Kuwait and Lebanon have banned the blockbuster film 'Barbie,' directed by Greta Gerwig and starring Margot Robbie and Ryan Gosling. Their decision is based on concerns over the movie's content surrounding the LGBTQ+ community. Kuwait's state news agency 'Kuna' stated that the bans were enacted to safeguard 'public ethics and social traditions,' without specifying further details. In Lebanon, Culture Minister Mohammad Mortada claimed the movie 'promotes homosexuality and sexual transformation,' leading to the film's referral to the General Security's censorship committee.
The film, which has shattered box office records globally, centers around the iconic dolls and has achieved remarkable success, recently crossing the $1 billion mark in worldwide box office gross. This milestone is especially significant as it marks the first time a film directed by a woman has achieved such financial success.
The bans in both Kuwait and Lebanon have ignited controversy. Lebanon, once viewed as a relative haven of tolerance in the Middle East, is experiencing increasing pressure on its LGBTQ+ community due to the rise of influential Islamist and far-right Christian groups. While the film doesn't overtly depict same-sex relationships, its message of inclusion and gender equality has stirred controversy in a region where homosexuality is often taboo. Lebanon's history of shifting attitudes toward LGBTQ+ rights adds complexity to the situation. Despite hosting the region's first gay pride week in 2017, the country has experienced increasing crackdowns on LGBTQ+ communities in recent years.

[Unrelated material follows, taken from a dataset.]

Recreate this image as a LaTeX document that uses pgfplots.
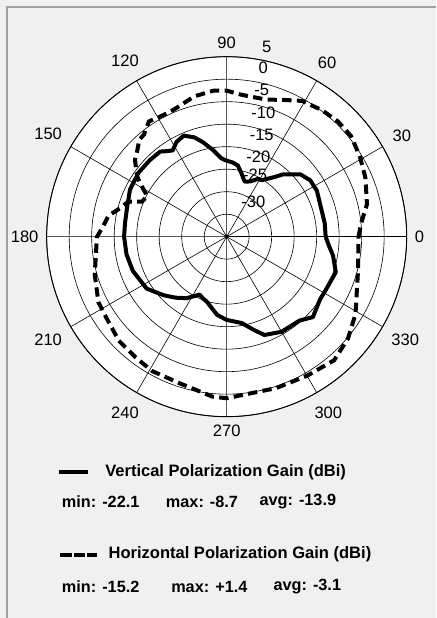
\documentclass[border=0pt]{standalone}
\usepackage{pgfplots}
\pgfplotsset{compat=1.18}
\usepgfplotslibrary{polar}
\usepackage{pgfplotstable}
\usepackage{fontspec}
\setmainfont{Liberation Sans}
\definecolor{bg}{HTML}{F0F0F0}
\definecolor{framegray}{HTML}{A0A0A0}

% gain in dBi vs azimuth (deg); radius drawn as dB+35 (inner ring = -35)
\pgfplotstableread{
ang db
0 -13.0
8 -13.0
16 -13.1
27 -12.5
34 -12.6
40 -13.5
44 -15.1
48 -16.4
51 -17.9
58 -20.2
62 -20.5
66 -21.5
70 -22.0
72 -22.1
77 -20.5
81 -19.0
85 -18.5
91 -18.0
94 -17.5
99 -15.5
104 -13.4
108 -11.8
113 -10.6
118 -11.2
122 -12.4
125 -11.8
128 -11.0
135 -10.9
144 -10.8
154 -11.1
163 -11.9
172 -12.2
180 -12.2
190 -12.4
200 -12.8
213 -13.8
223 -15.9
230 -17.3
237 -18.7
245 -20.8
249 -20.3
253 -19.9
263 -17.5
270 -16.5
280 -15.5
286 -13.5
291 -11.6
300 -10.6
311 -10.3
317 -8.8
326 -10.0
331 -10.0
342 -9.5
350 -11.0
355 -12.2
360 -13.0
}\vpol

\pgfplotstableread{
ang db
0 -5.7
6 -4.9
13 -3.0
23 -1.5
31 -0.45
39 0.55
46 0.6
53 0.2
61 -0.5
67 -2.0
74 -3.3
84 -3.3
90 -2.55
95 -2.4
103 -3.0
113 -4.45
119 -4.5
124 -4.1
129 -5.8
132 -6.0
137 -7.7
140 -8.4
146 -11.0
148 -12.2
153 -15.2
157.6 -14.6
160.4 -11.8
165 -10.5
170 -8.3
175 -7.5
180 -6.2
182 -6.1
196 -4.5
207 -3.0
214 -2.75
224 -1.7
233 -1.4
241 -0.85
252 -0.8
265 0.7
270 0.9
288 0.4
300 0.7
311 1.4
320 0.2
329 -1.6
333 -2.7
346 -4.9
360 -5.7
}\hpol

\begin{document}
\begin{tikzpicture}
\begin{scope}[x=0.75pt,y=-0.75pt]
  \fill[bg] (0,0) rectangle (436,618);
  \draw[framegray, line width=1.5pt] (7,618) -- (7,7) -- (436,7);
  \fill[white] (226.7,236.7) circle[radius=135pt];
\end{scope}

\begin{polaraxis}[
  at={(170pt,-177.5pt)}, anchor=center,
  scale only axis, width=270pt, height=270pt,
  ymin=0, ymax=40,
  xtick={0,30,...,330},
  ytick={0,5,...,40},
  yticklabels={},
  grid=major,
  major grid style={black, line width=0.45pt},
  axis line style={black, line width=0.7pt},
  tick style={draw=none},
  /pgf/number format/assume math mode=true,
  xticklabel style={font=\fontsize{12.4}{14}\selectfont, inner sep=6pt},
]
\addplot[black, line width=3pt, line join=round] table[x=ang, y expr=\thisrow{db}+35] {\vpol};
\addplot[black, line width=3pt, dash pattern=on 7pt off 4pt] table[x=ang, y expr=\thisrow{db}+35] {\hpol};
\end{polaraxis}

\begin{scope}[x=0.75pt,y=-0.75pt, every node/.style={font=\fontsize{12.4}{14}\selectfont, inner sep=0pt}]
  \node at (266.7,46.7) {5};
  \node at (263.3,68.3) {0};
  \node at (261.7,90) {-5};
  \node at (263.3,113.3) {-10};
  \node at (261.7,135) {-15};
  \node at (258.3,156.7) {-20};
  \node at (255,175) {-25};
  \node at (253.3,201.7) {-30};

  \draw[black, line width=3pt] (59.3,471.7) -- (88.3,471.7);
  \node[anchor=west, font=\fontsize{12.4}{14}\selectfont\bfseries] at (105,472) {Vertical Polarization Gain (dBi)};
  \node[anchor=west, font=\fontsize{12.2}{14}\selectfont\bfseries] at (61.7,501.7) {min: -22.1};
  \node[anchor=west, font=\fontsize{12.2}{14}\selectfont\bfseries] at (165.7,501.7) {max: -8.7};
  \node[anchor=west, font=\fontsize{12.2}{14}\selectfont\bfseries] at (259.3,501.7) {avg: -13.9};

  \draw[black, line width=3pt] (60,555) -- (71.7,555) (74,555) -- (85,555) (87.3,555) -- (97.3,555);
  \node[anchor=west, font=\fontsize{12.4}{14}\selectfont\bfseries] at (108.3,554) {Horizontal Polarization Gain (dBi)};
  \node[anchor=west, font=\fontsize{12.2}{14}\selectfont\bfseries] at (61.7,586.7) {min: -15.2};
  \node[anchor=west, font=\fontsize{12.2}{14}\selectfont\bfseries] at (171,586.7) {max: +1.4};
  \node[anchor=west, font=\fontsize{12.2}{14}\selectfont\bfseries] at (273.3,586.7) {avg: -3.1};
\end{scope}

\pgfresetboundingbox
\path[use as bounding box] (0,0) rectangle (327pt,-463.5pt);
\end{tikzpicture}
\end{document}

The bans raise questions about the film's potential release in other Middle Eastern countries, including the United Arab Emirates, Saudi Arabia, and Bahrain, where conservative values clash with its message of inclusion and gender equality. Additionally, the bans align with a pattern of censorship within the region, as seen with the sudden removal of 'Spider-Man: Across the Spider-Verse' due to a transgender poster and other similar instances.